Solution and Error Comparison

We plot both PINN solutions against the analytical solution and also visualize their absolute errors.

Discussion of Results

Both methods achieve a high degree of accuracy for this problem. The hard constraint method shows a slightly lower overall error (RMSE) and, by design, has zero error at the boundaries.

Trade-offs:

• Soft Constraints (Weak Enforcement):
  • Pros: Very flexible. The same approach can be used for different types of boundary conditions (Dirichlet, Neumann, Robin) without changing the network architecture. It's easy to implement.
  • Cons: Requires careful tuning of the loss weight (\( \lambda_{BC} \)). If the weight is too small, the BCs are not well-enforced. If it's too large, it can dominate the optimization and hinder convergence of the PDE part. Satisfaction of BCs is only approximate.
• Hard Constraints (Strong Enforcement):
  • Pros: Guarantees exact satisfaction of Dirichlet BCs. Simplifies the loss function, removing the need to balance competing PDE and BC loss terms, which can lead to more stable and faster training.
  • Cons: Less flexible. It requires designing a specific trial function \( \tilde{u}(x) \) for the exact geometry and boundary conditions of the problem.

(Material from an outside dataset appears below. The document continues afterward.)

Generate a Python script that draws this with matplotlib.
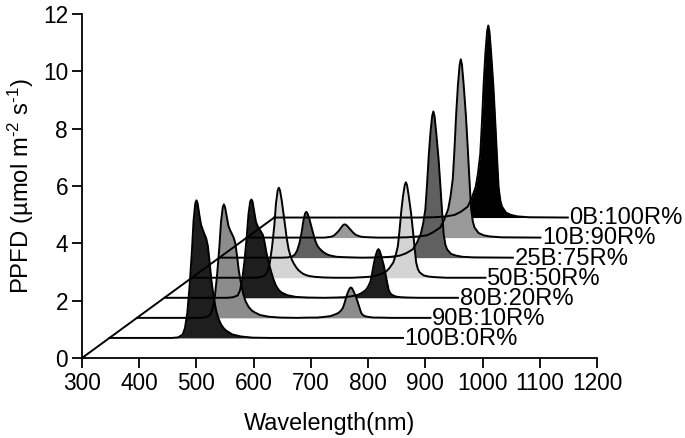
"""Waterfall of LED spectra for the blue:red light treatments."""
import matplotlib

matplotlib.use("Agg")
import matplotlib.pyplot as plt

plt.rcParams["font.family"] = ["Liberation Sans", "DejaVu Sans"]
plt.rcParams["mathtext.default"] = "regular"

# PPFD per wavelength, front series first
wavelength = [300, 410, 420, 428, 432, 436, 440, 444, 447, 450, 452, 454, 457, 460, 463,
              466, 469, 472, 475, 478, 482, 486, 490, 495, 500, 505, 515, 530, 550,
              580, 600, 615, 626, 638, 645, 652, 656, 660, 663, 666, 669, 672, 674,
              676, 679, 683, 686, 689, 692, 695, 698, 705, 714, 725, 745, 813]

b100 = [0, 0, .02, .12, .35, .87, 1.8, 3.0, 4.1, 4.7, 4.8, 4.7, 4.3, 3.95, 3.78,
        3.62, 3.48, 3.2, 2.65, 2.03, 1.45, 1.0, .7, .47, .33, .24, .12, .05, .01,
        0, 0, 0, 0, 0, 0, 0, 0, 0, 0, 0, 0, 0, 0,
        0, 0, 0, 0, 0, 0, 0, 0, 0, 0, 0, 0, 0]
b90 = [0, 0, .02, .1, .29, .71, 1.48, 2.46, 3.36, 3.86, 3.96, 3.86, 3.53, 3.2, 3.05,
       2.93, 2.8, 2.6, 2.15, 1.65, 1.18, .82, .57, .39, .27, .2, .1, .04, .01,
       0, .01, .01, .03, .06, .11, .17, .24, .35, .53, .74, .91, 1.03, 1.06,
       1.03, .91, .72, .54, .35, .17, .1, .06, .03, .01, .01, 0, 0]
b80 = [0, 0, .02, .08, .25, .62, 1.29, 2.15, 2.93, 3.36, 3.43, 3.36, 3.0, 2.65, 2.5,
       2.4, 2.3, 2.2, 1.95, 1.6, 1.25, .95, .68, .42, .27, .18, .09, .03, .01,
       0, .01, .02, .05, .1, .17, .27, .39, .56, .85, 1.19, 1.46, 1.65, 1.7,
       1.65, 1.46, 1.16, .87, .56, .27, .15, .1, .04, .02, .01, 0, 0]
b50 = [0, 0, .02, .08, .2, .5, 1.05, 1.8, 2.6, 3.05, 3.14, 3.05, 2.7, 2.25, 1.8,
       1.35, 1.0, .78, .62, .5, .37, .27, .2, .13, .09, .06, .03, .01, 0,
       0, .02, .04, .1, .19, .33, .53, .77, 1.1, 1.67, 2.33, 2.85, 3.23, 3.33,
       3.23, 2.85, 2.26, 1.7, 1.1, .53, .3, .19, .08, .04, .02, 0, 0]
b25 = [0, 0, .01, .05, .11, .25, .5, .9, 1.3, 1.55, 1.6, 1.55, 1.38, 1.15, .92,
       .7, .52, .4, .32, .26, .19, .14, .1, .07, .05, .03, .02, .01, 0,
       .01, .03, .07, .15, .29, .51, .82, 1.17, 1.68, 2.55, 3.57, 4.37, 4.95, 5.1,
       4.95, 4.37, 3.47, 2.6, 1.68, .82, .46, .29, .13, .07, .03, .01, 0]
b10 = [0, 0, 0, 0, 0, 0, .01, .02, .03, .05, .07, .1, .16, .22, .3,
       .38, .45, .46, .42, .35, .26, .17, .1, .06, .03, .02, .01, 0, 0,
       .01, .04, .08, .19, .35, .62, 1.0, 1.43, 2.05, 3.11, 4.35, 5.33, 6.03, 6.22,
       6.03, 5.33, 4.23, 3.17, 2.05, 1.0, .56, .35, .16, .08, .04, .01, 0]
b0 = [0, 0, 0, 0, 0, 0, 0, 0, 0, 0, 0, 0, 0, 0, 0,
      0, 0, 0, 0, 0, 0, 0, 0, 0, 0, 0, 0, 0, 0,
      .01, .04, .09, .2, .38, .67, 1.07, 1.54, 2.21, 3.35, 4.69, 5.74, 6.5, 6.7,
      6.5, 5.74, 4.56, 3.42, 2.21, 1.07, .6, .38, .17, .09, .04, .01, 0]

spectra = [b100, b90, b80, b50, b25, b10, b0]
labels = ["100B:0R%", "90B:10R%", "80B:20R%", "50B:50R%", "25B:75R%", "10B:90R%", "0B:100R%"]
fills = ["#1e1e1e", "#8c8c8c", "#1e1e1e", "#d4d4d4", "#606060", "#999999", "#000000"]

# shift between neighbouring series in data units
STEP_X = 48.0
STEP_Y = 0.70

fig = plt.figure(figsize=(6.85, 4.38), dpi=100)
ax = fig.add_axes([82 / 685, 80 / 438, 515 / 685, 344 / 438])

# fills back to front, outlines all on top of them
for i in range(len(spectra) - 1, -1, -1):
    dx, dy = STEP_X * (i + 1), STEP_Y * (i + 1)
    xs = [w + dx for w in wavelength]
    ys = [v + dy for v in spectra[i]]
    ax.fill_between(xs, dy, ys, color=fills[i], linewidth=0, zorder=2)

for i, values in enumerate(spectra):
    dx, dy = STEP_X * (i + 1), STEP_Y * (i + 1)
    xs = [w + dx for w in wavelength]
    ys = [v + dy for v in values]
    ax.plot(xs, ys, color="black", linewidth=1.4, zorder=3, solid_joinstyle="round")
    ax.text(xs[-1] + 3, dy - 0.03, labels[i], fontsize=17.1, va="center", ha="left", clip_on=False)

# depth axis
ax.plot([300, 300 + STEP_X * 7], [0, STEP_Y * 7], color="black", linewidth=1.4, zorder=3)

ax.set_xlim(300, 1200)
ax.set_ylim(0, 12)
ax.set_xticks(range(300, 1201, 100))
ax.set_yticks(range(0, 13, 2))
ax.tick_params(labelsize=16.3, width=1.3, length=7, pad=3)
ax.spines["top"].set_visible(False)
ax.spines["right"].set_visible(False)
ax.spines["left"].set_linewidth(1.3)
ax.spines["bottom"].set_linewidth(1.3)
ax.set_xlabel("Wavelength(nm)", fontsize=16.9)
ax.set_ylabel("PPFD (µmol m$^{\u20102}$ s$^{\u20101}$)", fontsize=17.2)
ax.xaxis.set_label_coords(0.4816, -0.157)
ax.yaxis.set_label_coords(-0.09, 0.5)

fig.savefig("out.png", dpi=100)
plt.close(fig)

This can become very difficult or impossible for complex domains or more complicated BCs.

For problems with simple geometries and Dirichlet boundary conditions, the hard constraint method is often the superior choice due to its robustness and simplified training dynamics. For problems with complex geometries or other types of boundary conditions, the soft constraint method provides a more versatile and straightforward framework.